The core elements of an attacker’s command and control architecture are Command and Control (C2) servers, sometimes referred to as C&C servers or C2 nodes, which are used to manage compromised systems, accept orders, and exfiltrate data. These servers are the central communication hub between attackers and compromised systems or malware-infected devices. Through the C2 server, attackers can send commands, update malware, and gather information from infected PCs.

A Backdoor is a secret access point that enables unauthorized users to enter a system despite standard authentication safeguards. A backdoor that performs network scanning and connects to a command and control server from the target system allows attackers to covertly acquire information and increase their level of control in a post-exploitation situation. The backdoor connects with the C2 server, allowing the attacker to send and receive commands from a distance. The backdoor can execute network scans, probe other systems, and discover possible targets for future exploitation by taking advantage of the infected system’s network connectivity. The attacker can map out the network and find more entry points for penetration thanks to the backdoor and C2 server’s facilitation of reconnaissance.

Linux Kernel Rootkit Tested on: Ubuntu 18.04 (Try to test on other versions of Linux)

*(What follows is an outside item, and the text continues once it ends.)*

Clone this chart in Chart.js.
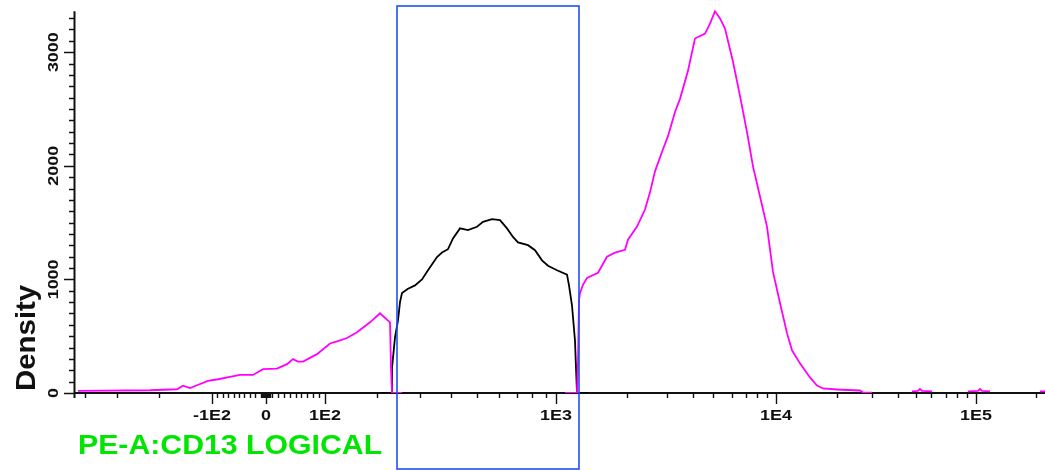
<!DOCTYPE html>
<html>
<head>
<meta charset="utf-8">
<script src="https://cdn.jsdelivr.net/npm/chart.js@4.4.1/dist/chart.umd.min.js"></script>
<style>
  html, body { margin: 0; padding: 0; background: #fff; }
  #wrap { width: 1045px; height: 471px; }
</style>
</head>
<body>
<div id="wrap"><canvas id="histo"></canvas></div>
<script>
// x values are display channels of the logicle PE-A axis (0 = left end of the axis)
const magentaX = [4,76,103,109,116,123,134,144,156,166,179,189,203,213,219,224,229,243,256,263,273,283,296,306,316,317,318,328,329,
    491,503,504,505,506,509,513,524,533,541,551,554,563,571,576,581,589,594,601,606,614,621,631,636,641,646,651,659,666,673,
    679,686,693,699,706,713,718,726,736,743,749,763,786,789,798,800,
    838,844,846,848,858,860,
    894,904,906,908,916,918,
    966,971];
const magentaY = [18,24,33,65,44,68,106,121,142,159,159,210,215,254,298,277,277,342,436,454,484,534,622,702,622,224,0,0,null,
    0,0,288,819,881,952,1013,1058,1199,1235,1261,1350,1465,1615,1766,1951,2146,2261,2474,2589,2836,3120,3164,3252,3360,3297,3208,2916,2615,2296,
    1995,1730,1465,1066,792,527,376,261,137,66,40,31,22,4,4,null,
    15,18,35,18,15,null,
    15,18,35,18,15,null,
    15,15];

// gated events (inside the blue region)
const gatedX = [307,318,318,321,324,326,328,334,341,348,354,363,368,374,379,386,394,403,409,418,
    426,433,439,444,454,461,468,474,483,493,495,498,501,502,503,514];
const gatedY = [0,0,221,490,640,800,880,918,947,1000,1080,1197,1236,1266,1360,1449,1434,1463,1507,1531,
    1522,1449,1374,1325,1301,1257,1168,1120,1080,1042,947,770,460,221,0,0];

const gateRange = [323, 505];

const xMajorTicks = [138, 192, 251, 482, 702, 902];
const xMajorLabels = ['-1E2', '0', '1E2', '1E3', '1E4', '1E5'];
const xMinorTicks = [11, 43, 85,
    143, 149, 154, 160, 165, 170, 176, 181, 187,
    188, 189, 190, 191, 193, 194, 195, 196,
    198, 204, 210, 216, 222, 227, 233, 239, 245,
    303, 346, 377, 403, 425, 443, 458, 472,
    553, 593, 619, 639, 658, 672, 683, 693,
    763, 798, 824, 842, 857, 872, 883, 893, 962];
const yMajorTicks = [0, 1000, 2000, 3000];
const yMinorStep = 100;
const yAxisTop = 3360;

const toPoints = (xs, ys) => xs.map((x, i) => ({ x: x, y: ys[i] }));

function stretchText(ctx, text, x, y, sx, rot, align) {
    ctx.save();
    ctx.translate(x, y);
    if (rot) ctx.rotate(rot);
    ctx.scale(sx, 1);
    ctx.textAlign = align;
    ctx.textBaseline = 'alphabetic';
    ctx.fillText(text, 0, 0);
    ctx.restore();
}

const axesPlugin = {
    id: 'flowAxes',
    // axis lines and ticks go under the curves
    beforeDatasetsDraw(chart) {
        const ctx = chart.ctx;
        const xs = chart.scales.x, ys = chart.scales.y;
        const area = chart.chartArea;
        const y0 = ys.getPixelForValue(0);
        const x0 = area.left;

        ctx.save();
        ctx.strokeStyle = '#111';
        ctx.lineWidth = 2;
        ctx.beginPath();
        ctx.moveTo(x0, y0);
        ctx.lineTo(area.right, y0);
        ctx.moveTo(x0 + 0.5, ys.getPixelForValue(yAxisTop));
        ctx.lineTo(x0 + 0.5, y0 + 5);
        ctx.stroke();

        ctx.lineWidth = 1.4;
        ctx.beginPath();
        xMajorTicks.forEach(v => {
            const px = Math.round(xs.getPixelForValue(v)) + 0.5;
            ctx.moveTo(px, y0); ctx.lineTo(px, y0 + 11);
        });
        xMinorTicks.forEach(v => {
            const px = Math.round(xs.getPixelForValue(v)) + 0.5;
            ctx.moveTo(px, y0); ctx.lineTo(px, y0 + 5);
        });
        for (let v = 0; v <= yAxisTop; v += yMinorStep) {
            const py = Math.round(ys.getPixelForValue(v)) + 0.5;
            const len = yMajorTicks.includes(v) ? 10 : 5;
            ctx.moveTo(x0, py); ctx.lineTo(x0 - len, py);
        }
        ctx.stroke();
        ctx.restore();
    },
    afterDatasetsDraw(chart) {
        const ctx = chart.ctx;
        const xs = chart.scales.x, ys = chart.scales.y;
        const area = chart.chartArea;
        const y0 = ys.getPixelForValue(0);
        const x0 = area.left;

        ctx.save();
        // gate rectangle
        ctx.strokeStyle = '#1f4ff5';
        ctx.lineWidth = 1.6;
        const gx1 = xs.getPixelForValue(gateRange[0]);
        const gx2 = xs.getPixelForValue(gateRange[1]);
        ctx.strokeRect(gx1, area.top - 3, gx2 - gx1, chart.height - area.top + 1);

        // tick labels
        ctx.fillStyle = '#111';
        ctx.font = 'bold 14px "Liberation Sans", Arial, sans-serif';
        xMajorTicks.forEach((v, i) => {
            stretchText(ctx, xMajorLabels[i], xs.getPixelForValue(v), y0 + 27, 1.28, 0, 'center');
        });
        yMajorTicks.forEach(v => {
            stretchText(ctx, String(v), x0 - 16, ys.getPixelForValue(v), 1.28, -Math.PI / 2, 'center');
        });

        // axis titles
        ctx.font = 'bold 28px "Liberation Sans", Arial, sans-serif';
        stretchText(ctx, 'Density', x0 - 39, y0 - 2, 1.05, -Math.PI / 2, 'left');
        ctx.fillStyle = '#00e600';
        ctx.font = 'bold 27px "Liberation Sans", Arial, sans-serif';
        stretchText(ctx, 'PE-A:CD13 LOGICAL', x0 + 4, y0 + 61, 1.12, 0, 'left');
        ctx.restore();
    }
};

const ctx = document.getElementById('histo').getContext('2d');
const histoChart = new Chart(ctx, {
    type: 'line',
    data: {
        datasets: [
            {
                label: 'PE-A',
                data: toPoints(magentaX, magentaY),
                borderColor: '#ff00ff',
                borderWidth: 1.8,
                pointRadius: 0,
                spanGaps: false,
                fill: false
            },
            {
                label: 'Gated',
                data: toPoints(gatedX, gatedY),
                borderColor: '#000000',
                borderWidth: 1.8,
                pointRadius: 0,
                spanGaps: false,
                fill: false
            }
        ]
    },
    options: {
        responsive: true,
        maintainAspectRatio: false,
        animation: false,
        layout: { padding: { left: 74, right: 0, top: 9, bottom: 78 } },
        scales: {
            x: { type: 'linear', min: 0, max: 971, display: false },
            y: { type: 'linear', min: 0, max: 3380, display: false }
        },
        plugins: {
            legend: { display: false },
            tooltip: { enabled: false }
        }
    },
    plugins: [axesPlugin]
});
</script>
</body>
</html>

Install and use this post-exploitation framework for learning and testing purposes. Steps to setup the framework are listed on the GitHub page.

Fig: Plan of action


  • Open the Command and Control server on your browser.
  • If you have already installed the rootkit on the target side then there will be your target device name in device list.
  • Select device and connect.
  • Send commands and receive responses. You can check the help page for listed additional features.

Linux Kernel Rootkit:

  • Use the Makefile to build the module.
  • ftracer_helper.h is a helping module trying to override the system calls. (Author: xcellerator)
  • Hide and Unhide themselves from modules lists.
  • Granting root permissions by updating root credentials.
  • Creating and executing the reverse shell/backdoor, which can be used to connect to a C2 server.

Command & Control server:

  • Add new devices to the database by auto-collecting IP from the HTTPS requests.
  • Connect to the target system via reverse shell/backdoor.
  • Send commands and receive responses from the target system via reverse shell.
  • Provide a list of every compromised system’s commands and responses.
  • Handle requests from multiple compromised systems simultaneously.

Reverse shell / Backdoor:

  • When executed, request the C2 server to add this device to the database.
  • Establish the connection between the C2 server and the target system.
  • Spawn a new reverse shell on demand for different IP addresses provided by the C2 server.
  • Scan the network and open ports for potential vulnerabilities in other connected systems.

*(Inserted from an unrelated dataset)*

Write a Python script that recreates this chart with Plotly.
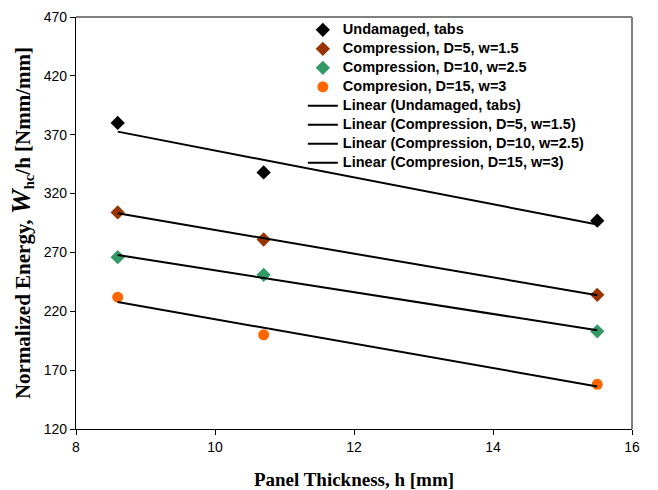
import numpy as np
import plotly.graph_objects as go

thickness = [8.6, 10.7, 15.5]
series_names = ["Undamaged, tabs", "Compression, D=5, w=1.5",
                "Compression, D=10, w=2.5", "Compresion, D=15, w=3"]
undamaged = [380, 338, 297]
comp_d5 = [304, 281, 234]
comp_d10 = [266, 251, 203]
comp_d15 = [232, 200, 158]
x_ticks = [8, 10, 12, 14, 16]
y_ticks = [120, 170, 220, 270, 320, 370, 420, 470]

series_values = [undamaged, comp_d5, comp_d10, comp_d15]
colors = ["#000000", "#993300", "#339966", "#FF6600"]
symbols = ["diamond", "diamond", "diamond", "circle"]
sizes = [11, 11, 11, 11]


def leg(txt):
    return "<b><span style='font-size:14.5px'>" + txt + "</span></b>"


fig = go.Figure()
for name, vals, c, s, sz in zip(series_names, series_values, colors, symbols, sizes):
    fig.add_trace(go.Scatter(x=thickness, y=vals, mode="markers", name=leg(name),
                             marker=dict(color=c, symbol=s, size=sz, line=dict(width=0))))
for name, vals in zip(series_names, series_values):
    k, b = np.polyfit(thickness, vals, 1)
    xs = [thickness[0], thickness[-1]]
    fig.add_trace(go.Scatter(x=xs, y=[k * v + b for v in xs], mode="lines",
                             name=leg("Linear (" + name + ")"),
                             line=dict(color="black", width=2)))

fig.update_layout(
    width=658, height=490,
    margin=dict(l=76, r=26, t=17, b=61),
    paper_bgcolor="white", plot_bgcolor="white",
    showlegend=True,
    legend=dict(x=0.408, y=1.004, xanchor="left", yanchor="top",
                bgcolor="rgba(0,0,0,0)", tracegroupgap=0,
                font=dict(family="Liberation Sans", size=11, color="black", weight="bold")),
    xaxis=dict(range=[8, 16], tickvals=x_ticks, ticktext=[str(v) for v in x_ticks],
               showgrid=False, zeroline=False, showline=True, linecolor="black", linewidth=1.2,
               ticks="outside", ticklen=5, tickcolor="black", automargin=False,
               tickfont=dict(family="Liberation Sans", size=14, color="black"),
               title=dict(text="<b>Panel Thickness, h [mm]</b>",
                          font=dict(family="Liberation Serif", size=19, color="black"),
                          standoff=22)),
    yaxis=dict(range=[120, 470], tickvals=y_ticks, ticktext=[str(v) for v in y_ticks],
               showgrid=False, zeroline=False, showline=True, linecolor="black", linewidth=1.2,
               ticks="outside", ticklen=5, tickcolor="black", automargin=False,
               tickfont=dict(family="Liberation Sans", size=14, color="black"),
               title=dict(text="<b>Normalized Energy, <i><span style='font-size:28px'>W</span></i><sub>hc</sub>/h [Nmm/mm]</b>",
                          font=dict(family="Liberation Serif", size=21, color="black"),
                          standoff=7)),
    shapes=[
        dict(type="line", xref="paper", yref="paper", x0=0, x1=1, y0=1, y1=1,
             line=dict(color="#808080", width=2)),
        dict(type="line", xref="paper", yref="paper", x0=1, x1=1, y0=0, y1=1,
             line=dict(color="#808080", width=2)),
    ],
)

fig.write_html("out.html")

The Linux kernel rootkit and Command and Control (C2) server project aimed to build covert communication channels for unauthorized access to compromised systems while investigating the potential dangers
and difficulties connected with kernel-level attacks. This project is an educational post-exploitation framework designed for learning purposes, aiming to provide a simulated environment for understanding security vulnerabilities and ethical hacking techniques. The framework offers a range of controlled scenarios where users can simulate exploitation, vulnerability assessment, and various security tasks, fostering a safer and more informed understanding of cybersecurity principles without engaging in malicious activities. Instructions to install and use the framework are mentioned in the GitHub repository. Playing with the kernel without knowing may cause harm to your system. So, If you’re unsure what to do, you should do it on a virtual machine.